### Objective
Drop the images; return everything else in the listing below exactly.

### Data segment
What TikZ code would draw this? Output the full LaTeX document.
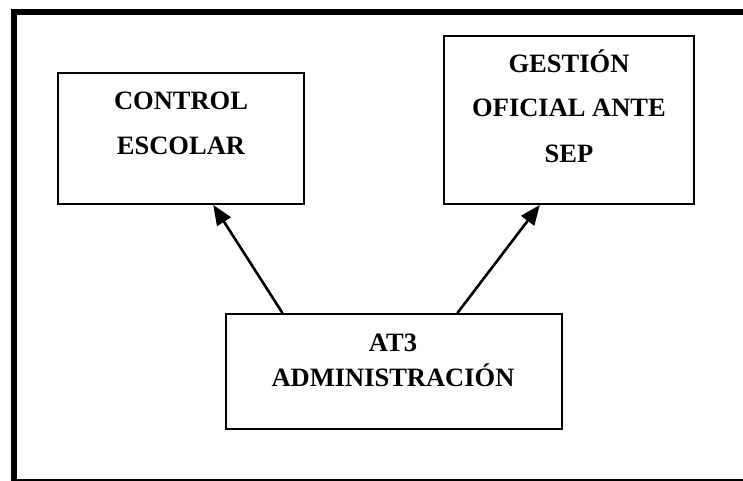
\documentclass[tikz,border=0pt]{standalone}
\usepackage{fontspec}
\setmainfont{Liberation Serif}
\usetikzlibrary{arrows.meta,calc}
\begin{document}
\begin{tikzpicture}[x=1pt,y=-1pt,
  box/.style={draw, line width=1.8pt, inner sep=0pt},
  lbl/.style={anchor=base, inner sep=0pt, font=\fontsize{26.5}{30}\selectfont\bfseries},
  link/.style={line width=2.6pt, -{Triangle[length=20pt,width=16pt]}}]
  % page area and outer frame
  \useasboundingbox (0,0) rectangle (743,481);
  \clip (0,0) rectangle (743,481);
  \draw[line width=5.5pt] (14,12) rectangle (760,481.5);

  % boxes
  \node[box, minimum width=246pt, minimum height=131pt] (ctrl) at (181,138.5) {};
  \node[box, minimum width=250pt, minimum height=168pt] (gest) at (569,120) {};
  \node[box, minimum width=336pt, minimum height=115pt] (adm) at (394,371.5) {};

  % box texts
  \node[lbl] (ctrlA) at (181,110) {CONTROL};
  \node[lbl] (ctrlB) at (181,155) {ESCOLAR};
  \node[lbl] (gestA) at (569,72.7) {GESTIÓN};
  \node[lbl] (gestB) at (569,116.7) {OFICIAL ANTE};
  \node[lbl] (gestC) at (569,163) {SEP};
  \node[lbl] (admA) at (393,351.7) {AT3};
  \node[lbl] (admB) at (393,386.7) {ADMINISTRACIÓN};

  % connectors
  \draw[link] ($(adm.north west)!0.17!(adm.north east)$) -- ($(ctrl.south west)!0.63!(ctrl.south east)$);
  \draw[link] ($(adm.north west)!0.6875!(adm.north east)$) -- ($(gest.south west)!0.384!(gest.south east)$);
\end{tikzpicture}
\end{document}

### Reply
What TikZ code would draw this? Output the full LaTeX document.
\documentclass[tikz,border=0pt]{standalone}
\usepackage{fontspec}
\setmainfont{Liberation Serif}
\usetikzlibrary{arrows.meta,calc}
\begin{document}
\begin{tikzpicture}[x=1pt,y=-1pt,
  box/.style={draw, line width=1.8pt, inner sep=0pt},
  lbl/.style={anchor=base, inner sep=0pt, font=\fontsize{26.5}{30}\selectfont\bfseries},
  link/.style={line width=2.6pt, -{Triangle[length=20pt,width=16pt]}}]
  % page area and outer frame
  \useasboundingbox (0,0) rectangle (743,481);
  \clip (0,0) rectangle (743,481);
  \draw[line width=5.5pt] (14,12) rectangle (760,481.5);

  % boxes
  \node[box, minimum width=246pt, minimum height=131pt] (ctrl) at (181,138.5) {};
  \node[box, minimum width=250pt, minimum height=168pt] (gest) at (569,120) {};
  \node[box, minimum width=336pt, minimum height=115pt] (adm) at (394,371.5) {};

  % box texts
  \node[lbl] (ctrlA) at (181,110) {CONTROL};
  \node[lbl] (ctrlB) at (181,155) {ESCOLAR};
  \node[lbl] (gestA) at (569,72.7) {GESTIÓN};
  \node[lbl] (gestB) at (569,116.7) {OFICIAL ANTE};
  \node[lbl] (gestC) at (569,163) {SEP};
  \node[lbl] (admA) at (393,351.7) {AT3};
  \node[lbl] (admB) at (393,386.7) {ADMINISTRACIÓN};

  % connectors
  \draw[link] ($(adm.north west)!0.17!(adm.north east)$) -- ($(ctrl.south west)!0.63!(ctrl.south east)$);
  \draw[link] ($(adm.north west)!0.6875!(adm.north east)$) -- ($(gest.south west)!0.384!(gest.south east)$);
\end{tikzpicture}
\end{document}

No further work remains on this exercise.